What is a Profit and Loss form?
A Profit and Loss form, often referred to as a P&L statement, is a financial document that summarizes the revenues, costs, and expenses incurred during a specific period, typically a fiscal quarter or year. It provides a clear overview of a company's financial performance, showing whether it has made a profit or incurred a loss during that time frame.
Why is the Profit and Loss form important?
This form is crucial for various stakeholders, including business owners, investors, and lenders. It helps assess the company's profitability, operational efficiency, and overall financial health. By analyzing the P&L statement, stakeholders can make informed decisions regarding investments, budgeting, and strategic planning.
What are the main components of a Profit and Loss form?
The primary components of a Profit and Loss form include revenues (or sales), cost of goods sold (COGS), gross profit, operating expenses, and net profit or loss. Revenues represent the total income generated from sales, while COGS reflects the direct costs associated with producing goods sold. Gross profit is calculated by subtracting COGS from revenues. Operating expenses include overhead costs, and net profit is derived by subtracting total expenses from total revenues.
How often should a Profit and Loss form be prepared?
Typically, businesses prepare a Profit and Loss form on a monthly, quarterly, or annual basis. Monthly reports can provide timely insights into financial performance, while quarterly and annual reports are often used for more comprehensive analysis and reporting to stakeholders.
Who prepares the Profit and Loss form?
Generally, the accounting department or a financial professional within a company prepares the Profit and Loss form. In smaller businesses, the owner may handle this task. It’s essential for the individual preparing the P&L statement to have a good understanding of accounting principles to ensure accuracy.
Can the Profit and Loss form be used for tax purposes?

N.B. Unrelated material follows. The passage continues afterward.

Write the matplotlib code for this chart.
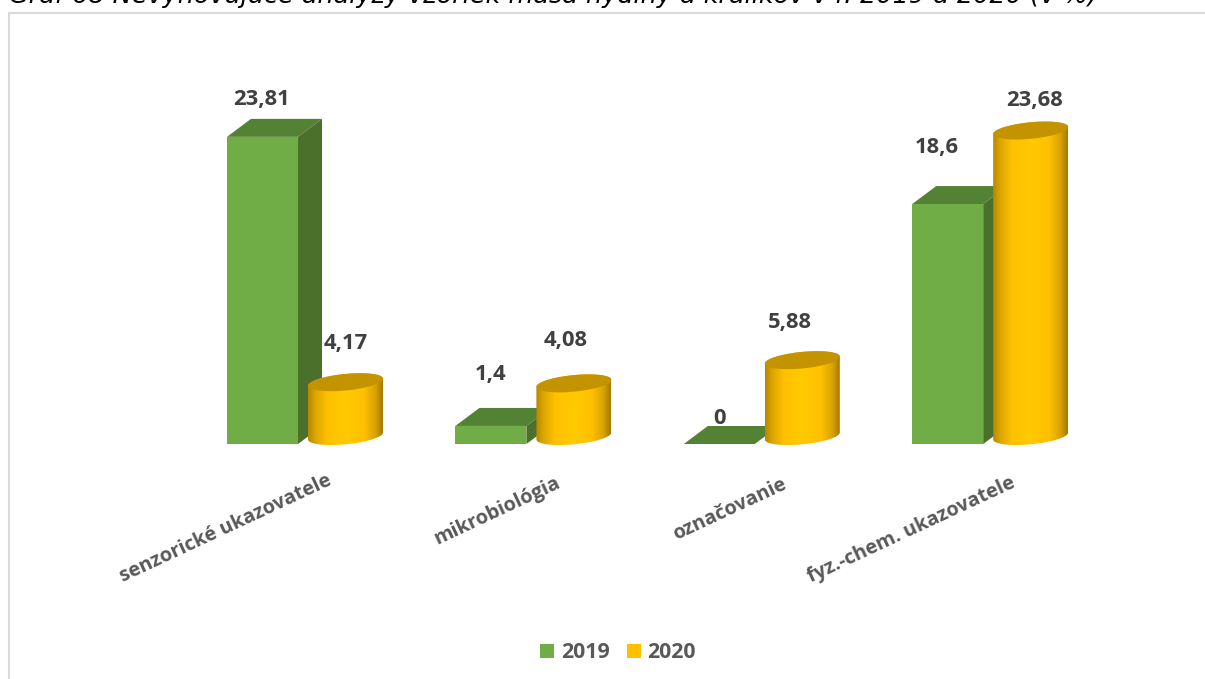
#!/usr/bin/env python3
import numpy as np
import matplotlib
matplotlib.use('Agg')
import matplotlib.pyplot as plt
from matplotlib.colors import LinearSegmentedColormap
from matplotlib.patches import Patch, Polygon, Rectangle

# Data
categories = ['senzorické ukazovatele', 'mikrobiológia', 'označovanie', 'fyz.-chem. ukazovatele']
values_2019 = [23.81, 1.4, 0, 18.6]
values_2020 = [4.17, 4.08, 5.88, 23.68]
labels_2019 = ['23,81', '1,4', '0', '18,6']
labels_2020 = ['4,17', '4,08', '5,88', '23,68']
title = 'Graf 68 Nevyhovujúce analýzy vzoriek mäsa hydiny a králikov v r. 2019 a 2020 (v %)'

# Layout, in pixels of the 1205x679 picture
W, H = 1205, 679
PX_PER_UNIT = 12.9
BASE_Y = 444
SLOT = 228.4
FIRST_X = 305
BAR_W = 71
DEPTH_X, DEPTH_Y = 24, 18
CYL_W = 75
CYL_GAP = 10
ELL_B, ELL_TILT = 8.3, 3.5
CYL_BASE_LIFT = 8

GREEN, GREEN_TOP, GREEN_SIDE = '#70AD47', '#548235', '#4A702C'
GOLD, GOLD_TOP = '#FFC000', '#C49300'
TEXT_DARK, TEXT_GREY = '#404040', '#595959'

LABEL_FONT = ['Open Sans', 'DejaVu Sans']
pos_2019 = [(262, 100), (491, 375), (720, 419), (937, 147)]
pos_2020 = [(346, 344), (566, 341), (790, 323), (1035, 101)]
tick_ends = [(326, 471), (555, 473), (781, 474), (1010, 473)]

fig = plt.figure(figsize=(W / 100, H / 100), dpi=100)
ax = fig.add_axes([0, 0, 1, 1])
ax.set_xlim(-FIRST_X / SLOT, (W - FIRST_X) / SLOT)
ax.set_ylim(-(H - BASE_Y) / PX_PER_UNIT, BASE_Y / PX_PER_UNIT)
ax.axis('off')

dx = 1 / SLOT
dy = 1 / PX_PER_UNIT

gold_cmap = LinearSegmentedColormap.from_list('gold', [
    (0.0, '#B58800'), (0.10, '#DDA600'), (0.25, '#FFC000'), (0.5, '#FFCA00'),
    (0.75, '#FFC000'), (0.9, '#D9A300'), (1.0, '#A37A00')])


def px_x(x):
    return (x - FIRST_X) * dx


def px_y(y):
    return (BASE_Y - y) * dy


def draw_box(i, value):
    x0 = i - 78 * dx
    w = BAR_W * dx
    ox, oy = DEPTH_X * dx, DEPTH_Y * dy
    ax.add_patch(Polygon([(x0, value), (x0 + ox, value + oy), (x0 + w + ox, value + oy), (x0 + w, value)],
                         fc=GREEN_TOP, ec='none', zorder=2))
    ax.add_patch(Polygon([(x0 + w, 0), (x0 + w + ox, oy), (x0 + w + ox, value + oy), (x0 + w, value)],
                         fc=GREEN_SIDE, ec='none', zorder=2))
    if value > 0:
        ax.add_patch(Rectangle((x0, 0), w, value, fc=GREEN, ec='none', zorder=3))


def ellipse(cx, cy, t):
    a = CYL_W / 2 * dx
    return cx + a * np.cos(t), cy + (ELL_B * np.sin(t) + ELL_TILT * np.cos(t)) * dy


def draw_cylinder(i, value):
    x0 = i + (BAR_W - 78 + CYL_GAP) * dx
    a = CYL_W / 2 * dx
    cx = x0 + a
    base = CYL_BASE_LIFT * dy
    top = base + value
    # body outline: lower half of the base ellipse, then upper half of the top one
    xb, yb = ellipse(cx, base, np.linspace(np.pi, 2 * np.pi, 60))
    xt, yt = ellipse(cx, top, np.linspace(0, np.pi, 60))
    outline = Polygon(np.column_stack([np.r_[xb, xt], np.r_[yb, yt]]), fc='none', ec='none', zorder=4)
    ax.add_patch(outline)
    im = ax.imshow(np.linspace(0, 1, 256).reshape(1, -1), cmap=gold_cmap, aspect='auto', zorder=4,
                   extent=(x0, x0 + 2 * a, -ELL_B * 2 * dy, top + ELL_B * 2 * dy), interpolation='bilinear')
    im.set_clip_path(outline)
    xe, ye = ellipse(cx, top, np.linspace(0, 2 * np.pi, 120))
    ax.fill(xe, ye, color=GOLD_TOP, lw=0, zorder=5)


for i in range(len(categories)):
    draw_box(i, values_2019[i])
    draw_cylinder(i, values_2020[i])
    for lab, (px, py) in ((labels_2019[i], pos_2019[i]), (labels_2020[i], pos_2020[i])):
        ax.text(px_x(px), px_y(py), lab, ha='center', va='center', fontsize=15.8, fontweight='bold',
                color=TEXT_DARK, family=LABEL_FONT, zorder=6)
    ex, ey = tick_ends[i]
    ax.text(px_x(ex), px_y(ey), categories[i], ha='right', va='top', rotation=25, rotation_mode='anchor',
            fontsize=14.3, fontweight='bold', color=TEXT_GREY, family=LABEL_FONT, zorder=6)

# the imshow calls reset the limits
ax.set_xlim(-FIRST_X / SLOT, (W - FIRST_X) / SLOT)
ax.set_ylim(-(H - BASE_Y) / PX_PER_UNIT, BASE_Y / PX_PER_UNIT)

# chart frame, only top and left show up in the crop
fig.add_artist(plt.Line2D([8.5 / W, 8.5 / W, 1], [0, 1 - 12.5 / H, 1 - 12.5 / H], color='#D9D9D9', lw=1.5))

fig.text(9 / W, 1 - 3.5 / H, title, ha='left', va='baseline', fontsize=18.33, style='italic', color='black',
         family='DejaVu Sans')

handles = [Patch(fc=GREEN, ec='none', label='2019'), Patch(fc=GOLD, ec='none', label='2020')]
fig.legend(handles=handles, loc='center', bbox_to_anchor=(618 / W, 1 - 653 / H), ncol=2, frameon=False,
           handlelength=0.66, handleheight=0.66, handletextpad=0.3, columnspacing=0.8,
           prop={'family': LABEL_FONT, 'weight': 'bold', 'size': 15.4}, labelcolor=TEXT_GREY)

fig.savefig('out.png', dpi=100)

Yes, the Profit and Loss form is often used for tax reporting. It provides a detailed account of income and expenses, which is necessary for calculating taxable income. However, businesses should consult with a tax professional to ensure compliance with tax regulations and to maximize deductions.
How can I analyze my Profit and Loss form?
Analyzing a Profit and Loss form involves looking at key metrics such as gross profit margin, operating profit margin, and net profit margin. Comparing these metrics over different periods can reveal trends in profitability. Additionally, benchmarking against industry standards can help assess how well the business is performing relative to competitors.
What should I do if my Profit and Loss form shows a loss?
If the Profit and Loss form indicates a loss, it’s important to investigate the underlying causes. Review expenses to identify areas where costs can be reduced. Consider strategies to increase revenue, such as enhancing marketing efforts or diversifying product offerings. Consulting with a financial advisor can also provide valuable insights on how to improve financial performance.